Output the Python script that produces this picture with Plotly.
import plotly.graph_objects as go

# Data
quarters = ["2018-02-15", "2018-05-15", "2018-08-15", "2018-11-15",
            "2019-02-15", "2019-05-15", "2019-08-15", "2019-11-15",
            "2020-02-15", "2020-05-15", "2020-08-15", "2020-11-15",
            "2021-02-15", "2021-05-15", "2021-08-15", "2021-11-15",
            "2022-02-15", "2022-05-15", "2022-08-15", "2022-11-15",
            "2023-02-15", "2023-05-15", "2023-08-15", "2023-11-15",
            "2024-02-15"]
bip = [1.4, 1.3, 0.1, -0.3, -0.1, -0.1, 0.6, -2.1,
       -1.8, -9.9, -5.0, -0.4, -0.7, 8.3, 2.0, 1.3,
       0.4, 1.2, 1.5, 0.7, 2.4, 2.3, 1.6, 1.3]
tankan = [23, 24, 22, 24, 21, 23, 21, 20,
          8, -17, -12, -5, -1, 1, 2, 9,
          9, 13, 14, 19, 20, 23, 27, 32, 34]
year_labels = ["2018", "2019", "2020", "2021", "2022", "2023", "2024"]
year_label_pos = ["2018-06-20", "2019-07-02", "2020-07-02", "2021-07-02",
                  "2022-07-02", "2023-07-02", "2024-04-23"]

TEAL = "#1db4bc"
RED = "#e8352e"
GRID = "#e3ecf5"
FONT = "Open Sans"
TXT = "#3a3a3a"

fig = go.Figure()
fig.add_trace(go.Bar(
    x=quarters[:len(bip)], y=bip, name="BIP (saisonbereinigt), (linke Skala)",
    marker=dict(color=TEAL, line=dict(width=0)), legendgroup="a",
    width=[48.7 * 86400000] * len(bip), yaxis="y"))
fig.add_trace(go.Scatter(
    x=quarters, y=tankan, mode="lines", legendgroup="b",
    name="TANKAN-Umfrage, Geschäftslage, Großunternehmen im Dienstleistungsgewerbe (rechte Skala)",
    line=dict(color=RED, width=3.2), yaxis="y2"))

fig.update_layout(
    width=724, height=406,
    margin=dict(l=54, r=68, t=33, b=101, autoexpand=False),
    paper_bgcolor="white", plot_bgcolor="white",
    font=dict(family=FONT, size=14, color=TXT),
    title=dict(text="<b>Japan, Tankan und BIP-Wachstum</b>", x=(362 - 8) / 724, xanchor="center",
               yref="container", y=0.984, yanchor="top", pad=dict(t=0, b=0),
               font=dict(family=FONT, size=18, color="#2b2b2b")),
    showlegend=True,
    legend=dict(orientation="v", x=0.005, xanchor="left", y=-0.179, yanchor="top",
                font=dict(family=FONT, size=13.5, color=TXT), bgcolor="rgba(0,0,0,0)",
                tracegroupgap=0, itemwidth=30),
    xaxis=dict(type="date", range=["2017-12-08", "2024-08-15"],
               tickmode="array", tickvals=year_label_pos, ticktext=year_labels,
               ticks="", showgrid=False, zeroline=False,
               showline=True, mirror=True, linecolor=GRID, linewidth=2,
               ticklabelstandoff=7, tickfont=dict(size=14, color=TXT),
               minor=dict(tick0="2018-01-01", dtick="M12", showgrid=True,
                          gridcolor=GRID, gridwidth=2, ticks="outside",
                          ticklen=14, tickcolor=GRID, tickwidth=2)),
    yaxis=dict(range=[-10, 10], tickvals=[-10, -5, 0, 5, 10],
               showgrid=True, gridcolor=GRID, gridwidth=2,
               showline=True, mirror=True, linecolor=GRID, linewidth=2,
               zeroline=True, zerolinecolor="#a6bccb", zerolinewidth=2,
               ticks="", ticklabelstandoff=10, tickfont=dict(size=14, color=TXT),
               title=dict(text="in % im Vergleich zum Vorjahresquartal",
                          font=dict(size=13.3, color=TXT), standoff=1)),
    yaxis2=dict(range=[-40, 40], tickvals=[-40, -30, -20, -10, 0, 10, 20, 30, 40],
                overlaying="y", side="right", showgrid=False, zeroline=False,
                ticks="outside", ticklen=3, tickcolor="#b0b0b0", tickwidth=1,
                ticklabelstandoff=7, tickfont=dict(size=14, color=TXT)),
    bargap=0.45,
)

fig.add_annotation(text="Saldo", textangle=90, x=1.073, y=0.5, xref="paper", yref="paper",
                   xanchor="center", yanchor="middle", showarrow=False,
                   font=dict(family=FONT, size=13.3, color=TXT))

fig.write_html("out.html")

--------------------------------

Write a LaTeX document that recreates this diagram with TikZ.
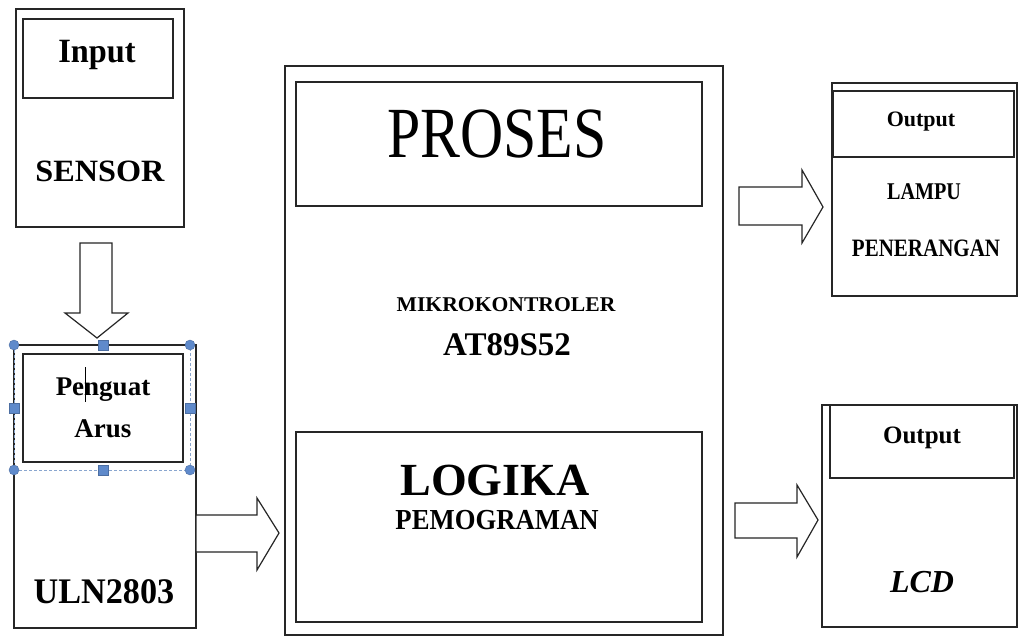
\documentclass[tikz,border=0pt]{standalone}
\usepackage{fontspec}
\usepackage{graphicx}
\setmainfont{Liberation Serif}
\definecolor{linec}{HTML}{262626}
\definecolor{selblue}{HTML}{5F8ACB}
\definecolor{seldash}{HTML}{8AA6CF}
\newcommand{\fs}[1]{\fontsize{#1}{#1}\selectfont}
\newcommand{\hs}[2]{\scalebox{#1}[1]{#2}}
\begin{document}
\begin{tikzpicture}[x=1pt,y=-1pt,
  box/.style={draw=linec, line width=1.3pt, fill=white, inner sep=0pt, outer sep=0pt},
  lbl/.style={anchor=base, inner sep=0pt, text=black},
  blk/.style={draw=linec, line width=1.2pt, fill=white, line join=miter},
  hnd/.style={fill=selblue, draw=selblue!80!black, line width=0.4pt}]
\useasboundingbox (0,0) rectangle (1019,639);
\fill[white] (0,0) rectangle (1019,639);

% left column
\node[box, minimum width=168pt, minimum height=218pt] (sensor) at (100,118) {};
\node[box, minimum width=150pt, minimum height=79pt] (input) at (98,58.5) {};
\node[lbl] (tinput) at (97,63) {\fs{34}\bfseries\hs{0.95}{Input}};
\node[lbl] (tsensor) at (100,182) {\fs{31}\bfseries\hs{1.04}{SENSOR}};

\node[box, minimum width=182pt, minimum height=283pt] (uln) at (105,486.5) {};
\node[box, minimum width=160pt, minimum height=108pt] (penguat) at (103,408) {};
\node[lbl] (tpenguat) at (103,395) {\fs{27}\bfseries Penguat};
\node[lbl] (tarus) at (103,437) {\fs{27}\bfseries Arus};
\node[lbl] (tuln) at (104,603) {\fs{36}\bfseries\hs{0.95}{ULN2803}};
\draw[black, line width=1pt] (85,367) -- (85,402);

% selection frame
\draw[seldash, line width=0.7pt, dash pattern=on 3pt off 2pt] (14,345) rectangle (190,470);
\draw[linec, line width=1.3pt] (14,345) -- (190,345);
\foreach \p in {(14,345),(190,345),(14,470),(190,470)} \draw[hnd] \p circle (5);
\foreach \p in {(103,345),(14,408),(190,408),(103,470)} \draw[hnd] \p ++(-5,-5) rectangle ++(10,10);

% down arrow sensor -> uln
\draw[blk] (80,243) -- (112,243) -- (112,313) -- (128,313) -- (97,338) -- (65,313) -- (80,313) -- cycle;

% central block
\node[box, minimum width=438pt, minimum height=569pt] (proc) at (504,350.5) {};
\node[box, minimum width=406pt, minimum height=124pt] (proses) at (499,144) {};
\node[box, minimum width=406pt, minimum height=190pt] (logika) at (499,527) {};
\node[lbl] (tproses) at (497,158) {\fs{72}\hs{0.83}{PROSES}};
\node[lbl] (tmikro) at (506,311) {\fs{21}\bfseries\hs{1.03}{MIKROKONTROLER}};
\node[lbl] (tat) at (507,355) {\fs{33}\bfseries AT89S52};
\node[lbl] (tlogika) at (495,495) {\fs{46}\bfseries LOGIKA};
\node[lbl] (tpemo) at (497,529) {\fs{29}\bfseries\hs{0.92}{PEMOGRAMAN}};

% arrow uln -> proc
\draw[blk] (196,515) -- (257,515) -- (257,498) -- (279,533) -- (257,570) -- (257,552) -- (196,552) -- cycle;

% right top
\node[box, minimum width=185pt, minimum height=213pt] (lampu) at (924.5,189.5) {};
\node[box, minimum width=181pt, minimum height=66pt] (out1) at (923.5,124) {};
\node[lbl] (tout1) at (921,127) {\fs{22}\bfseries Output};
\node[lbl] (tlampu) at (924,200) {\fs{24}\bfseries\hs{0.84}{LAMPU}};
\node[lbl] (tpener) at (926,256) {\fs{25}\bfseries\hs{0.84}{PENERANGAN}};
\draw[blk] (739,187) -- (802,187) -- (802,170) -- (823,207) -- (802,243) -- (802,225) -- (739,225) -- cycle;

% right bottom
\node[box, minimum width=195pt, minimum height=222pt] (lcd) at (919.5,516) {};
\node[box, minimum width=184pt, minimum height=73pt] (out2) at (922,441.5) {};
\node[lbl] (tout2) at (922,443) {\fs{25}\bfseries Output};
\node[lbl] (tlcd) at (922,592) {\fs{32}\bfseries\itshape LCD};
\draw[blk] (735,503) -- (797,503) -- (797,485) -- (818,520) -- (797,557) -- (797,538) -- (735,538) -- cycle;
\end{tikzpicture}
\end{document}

--------------------------------

• To do:
Check each line of the data above for the word "with" and say how many lines contain it, giving nothing besides the number.

• Reply to the exercise:
2